E os americanos têm uma certa razão em ter medo disso. Emmanuel Cafferty, um trabalhador do setor energético, perdeu seu emprego por fazer um gesto considerado dentro do perfil de supremacista branco e ter sua foto divulgada no Twitter (o mesmo gesto que Filipe Martins fez). Ele alegou estar apenas estalando os dedos e que não é branco – mas sim de origem latina.

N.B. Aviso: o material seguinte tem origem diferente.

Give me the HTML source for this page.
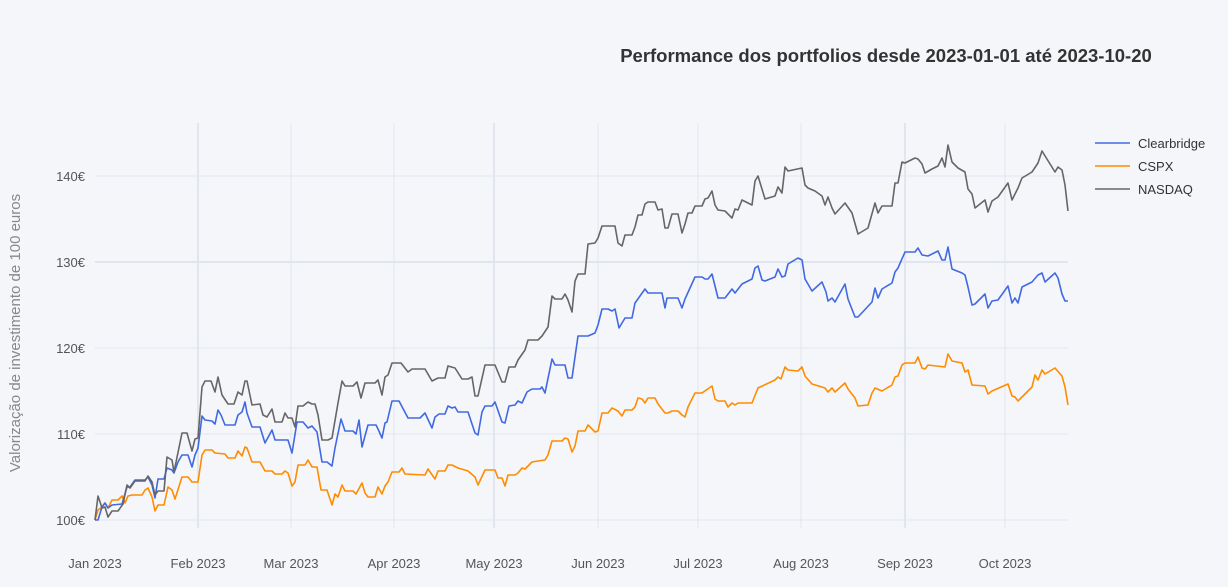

George Orwell nos avisou do perigo da auto-censura. Disse o britânico:

“Obviamente, não é desejável que um departamento governamental tenha qualquer poder de censura … Mas o principal perigo para a liberdade de pensamento e expressão neste momento não é a interferência direta do [governo] ou de qualquer órgão oficial. Hoje, se os editores se esforçam para manter certos tópicos fora de catálogo, isto não ocorre por medo de um processo, mas sim da opinião pública. Neste país, a covardia intelectual é o pior inimigo que um escritor ou jornalista tem de enfrentar, e esse fato não me parece ter tido a discussão que merece.”

Cabe a nós não nos rendermos à cultura do cancelamento das Lumenas e Felipes Netos da vida. Assim, esta semana eu faço questão de assistir ao programa do Pedro Bial. E sim, eu também só entrevistaria o Lula usando um polígrafo.